REPUBLIKA.CO.ID, JAKARTA -- Pakar Hukum Pidana Universitas Trisakti Abdul Fickar Hadjar menuturkan jika Setya Novanto (Setnov) terus bersikap tertutup di persidangan kasus proyek kartu tanda penduduk elektronik (KTP-el), maka ada dampak hukum yang bisa terjadi kepada dirinya.
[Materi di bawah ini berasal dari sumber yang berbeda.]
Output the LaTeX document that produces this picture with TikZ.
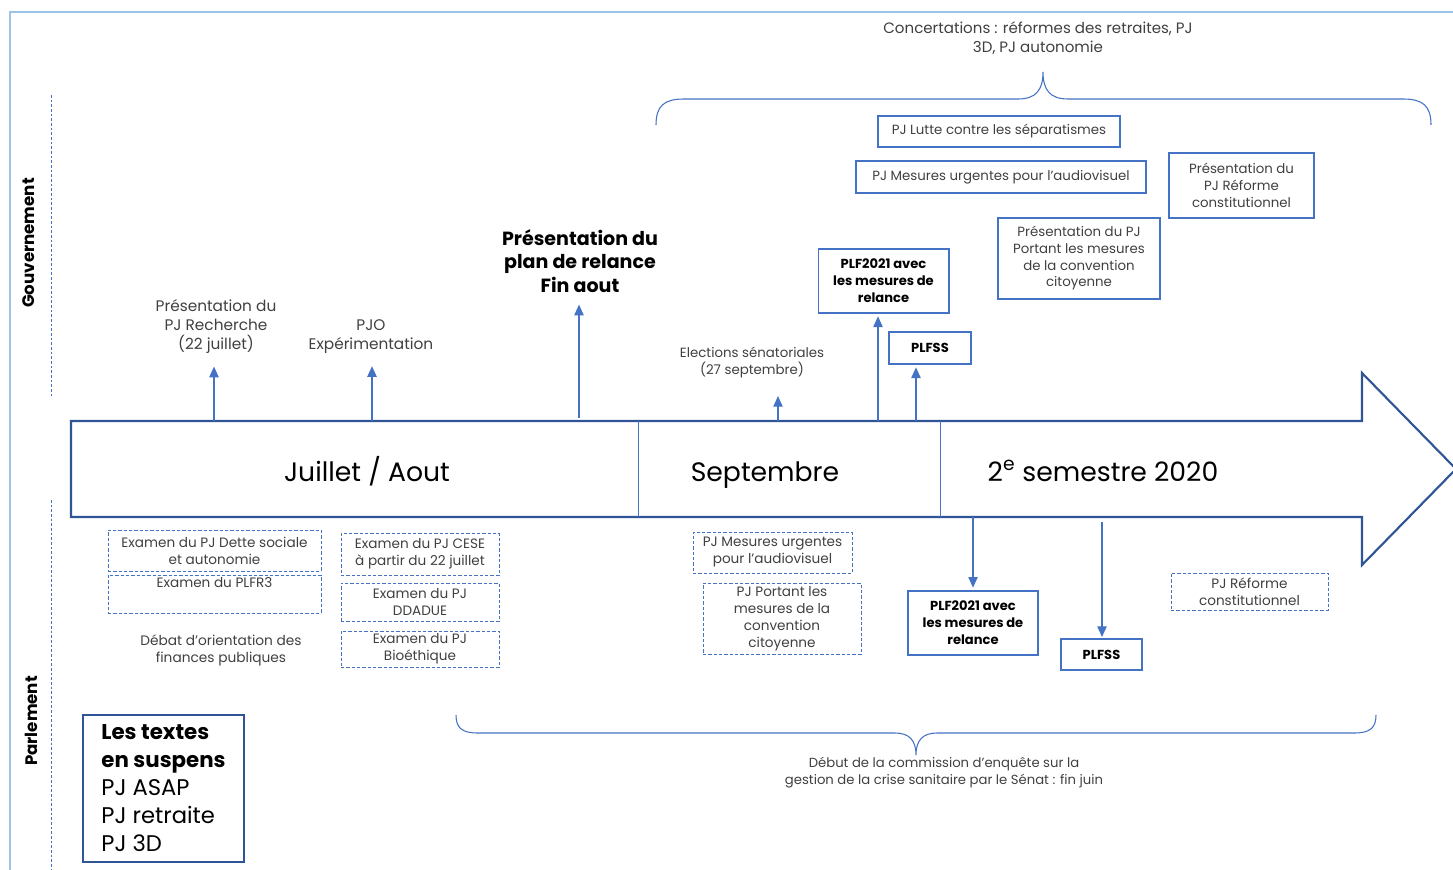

Selain itu, pengacara Setnov juga bisa dijerat dengan pidana jika terbukti ikut menghalang-halangi proses hukum.
"Perbuatan tersebut dapat dijadikan alasan pemberat dari hukuman yang akan dijatuhkan," ujar Fickar kepada Republika.co.id, Ahad (17/12).
Selain itu, Fickar mengungkapkan, sikap tertutup Novanto juga bisa mengakibatkan kena ancaman penjara yakni minimal tiga tahun dan maksimal 12 tahun. Karena, sikap tertutupnya itu menunjukan upaya menghalang-halangi proses hukum seperti dalam pasal 21 UU Tipikor.
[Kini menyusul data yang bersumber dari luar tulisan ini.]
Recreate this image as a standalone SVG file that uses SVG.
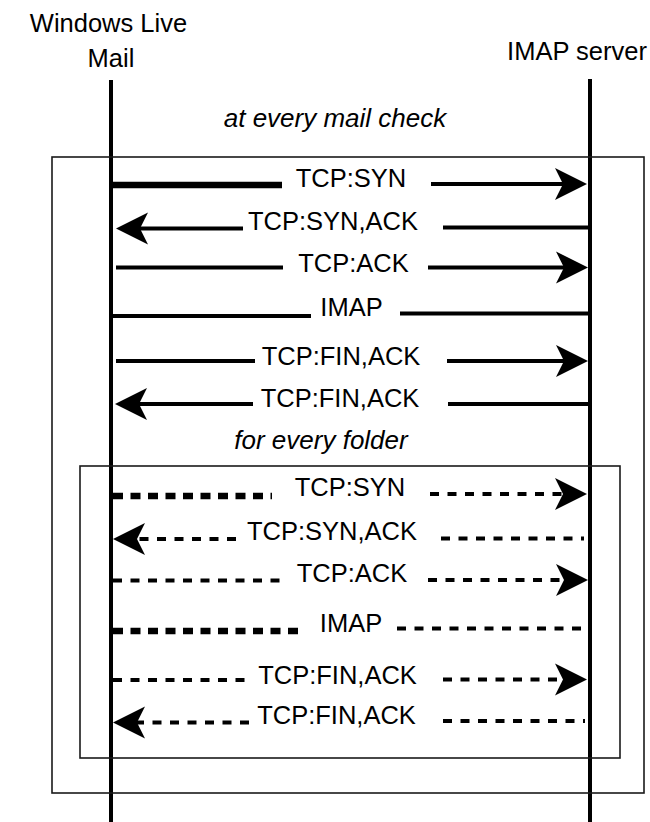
<svg xmlns="http://www.w3.org/2000/svg" width="650" height="822" viewBox="0 0 650 822">
<style>
  text { font-family: "Liberation Sans", Arial, sans-serif; font-size: 25.5px; fill: #000; text-anchor: middle; }
  .it { font-style: italic; font-size: 26px; }
  .life { stroke: #000; stroke-width: 4; fill: none; }
  .frame { stroke: #1a1a1a; stroke-width: 1.6; fill: none; }
  .msg { stroke: #000; stroke-width: 4; fill: none; }
  .thick { stroke-width: 6.5; }
  .dash { stroke-dasharray: 9 8.5; }
  .dashT { stroke-dasharray: 10 7.5; }
  .arr { marker-end: url(#ah); }
</style>
<defs>
  <marker id="ah" markerUnits="userSpaceOnUse" markerWidth="40" markerHeight="40" refX="0" refY="0" orient="auto" viewBox="-10 -20 40 40" overflow="visible">
    <path d="M24,0 L-8,-16 L0,0 L-8,16 Z" fill="#000"/>
  </marker>
</defs>
<rect width="650" height="822" fill="#fff"/>

<g id="wlm">
  <text x="108.5" y="31.5">Windows Live</text>
  <text x="111" y="67">Mail</text>
  <line class="life" x1="111" y1="80" x2="111" y2="822"/>
</g>
<g id="imap">
  <text x="577" y="60">IMAP server</text>
  <line class="life" x1="590" y1="79" x2="590" y2="822"/>
</g>

<g id="frame-mailcheck">
  <rect class="frame" x="52" y="157" width="592" height="636"/>
  <text class="it" x="335" y="127">at every mail check</text>
</g>
<g id="frame-folder">
  <rect class="frame" x="80" y="466" width="540" height="292"/>
  <text class="it" x="321" y="449">for every folder</text>
</g>

<g id="connectors">
  <!-- solid block -->
  <g id="m1">
    <line class="msg thick" x1="111" y1="185" x2="282" y2="185"/>
    <line class="msg arr" x1="431" y1="184" x2="563" y2="184"/>
    <text x="351" y="186.5">TCP:SYN</text>
  </g>
  <g id="m2">
    <line class="msg arr" x1="243" y1="228.5" x2="140" y2="228.5"/>
    <line class="msg" x1="443" y1="227.5" x2="590" y2="227.5"/>
    <text x="333" y="230">TCP:SYN,ACK</text>
  </g>
  <g id="m3">
    <line class="msg" x1="116" y1="267.5" x2="283" y2="267.5"/>
    <line class="msg arr" x1="428" y1="267.5" x2="564" y2="267.5"/>
    <text x="353.5" y="271.5">TCP:ACK</text>
  </g>
  <g id="m4">
    <line class="msg" x1="111" y1="316" x2="311" y2="316"/>
    <line class="msg" x1="400" y1="313.5" x2="590" y2="313.5"/>
    <text x="351.5" y="315.5">IMAP</text>
  </g>
  <g id="m5">
    <line class="msg" x1="116" y1="361" x2="255" y2="361"/>
    <line class="msg arr" x1="447" y1="361" x2="564" y2="361"/>
    <text x="341" y="365">TCP:FIN,ACK</text>
  </g>
  <g id="m6">
    <line class="msg arr" x1="253" y1="404" x2="139" y2="404"/>
    <line class="msg" x1="448" y1="404" x2="590" y2="404"/>
    <text x="340" y="407">TCP:FIN,ACK</text>
  </g>

  <!-- dashed block -->
  <g id="d1">
    <line class="msg thick dashT" x1="113" y1="496" x2="272" y2="496"/>
    <line class="msg dash" x1="430" y1="494" x2="563" y2="494"/>
    <path d="M587,494 L555,478 L563,494 L555,510 Z" fill="#000"/>
    <text x="350" y="496">TCP:SYN</text>
  </g>
  <g id="d2">
    <line class="msg dash" x1="236" y1="539" x2="137" y2="539"/>
    <path d="M113,539 L145,523 L137,539 L145,555 Z" fill="#000"/>
    <line class="msg dash" x1="441" y1="538.5" x2="584" y2="538.5"/>
    <text x="332" y="540">TCP:SYN,ACK</text>
  </g>
  <g id="d3">
    <line class="msg dash" x1="113" y1="580.5" x2="282" y2="580.5"/>
    <line class="msg dash" x1="428" y1="580" x2="564" y2="580"/>
    <path d="M588,580 L556,564 L564,580 L556,596 Z" fill="#000"/>
    <text x="352" y="582">TCP:ACK</text>
  </g>
  <g id="d4">
    <line class="msg thick dashT" x1="113" y1="631" x2="305" y2="631"/>
    <line class="msg dash" x1="397" y1="628.5" x2="590" y2="628.5"/>
    <text x="351" y="631.5">IMAP</text>
  </g>
  <g id="d5">
    <line class="msg dash" x1="113" y1="680" x2="249" y2="680"/>
    <line class="msg dash" x1="443" y1="679.5" x2="563" y2="679.5"/>
    <path d="M587,679.5 L555,663.5 L563,679.5 L555,695.5 Z" fill="#000"/>
    <text x="337.5" y="684">TCP:FIN,ACK</text>
  </g>
  <g id="d6">
    <line class="msg dash" x1="249" y1="722.5" x2="137" y2="722.5"/>
    <path d="M113,722.5 L145,706.5 L137,722.5 L145,738.5 Z" fill="#000"/>
    <line class="msg dash" x1="443" y1="721" x2="585" y2="721"/>
    <text x="336.5" y="724">TCP:FIN,ACK</text>
  </g>
</g>
</svg>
"Sikapnya di ruang sidang dengan tidak menjawab hakim menunjukan upaya-upaya menggagalkan sidang atau obstruction of justice," katanya.
Bahkan, Fickar menambahkan, tidak hanya Novanto yang bisa terkena jeratan pasal 21 tersebut, tapi juga kuasa hukumnya. "Tindakannya diancam pasal 21 UU Tipikor dengan ancaman minimal 3 tahun maksimal 12 tahun. Tidak hanya (SN) Novanto, jika dapat dibuktikan keterlibatan pengacara, juga bisa dikenakan pasal yang sama," ujarnya.
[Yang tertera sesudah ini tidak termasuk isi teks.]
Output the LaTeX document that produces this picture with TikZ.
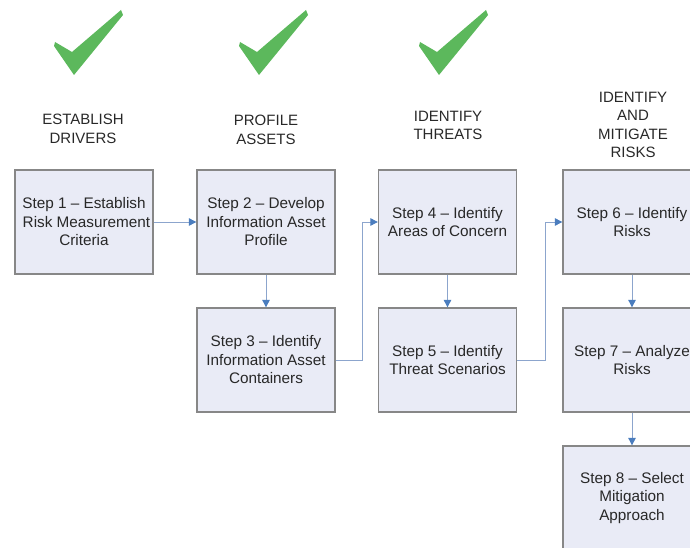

Fickar mengatakan, majelis hakim juga harus tegas dan terus menjalankan persidangan bila Novanto terus melakukan perbuatan yang dengan sengaja menghalang-halangi berlangsungnya persidangan KTP-el. Sebab menurutnya Novanto di sidang yang lalu memang berpura-pura sakit.
Dianggap berpura pura, lanjut Fickar, dengan melihat indikatornya yakni ketika Novanto bisa berkomunikasi dengan dokter di luar sidang pada waktu pemeriksaan dan bisa makan siang dan sebagainya seperti tindakan orang sehat.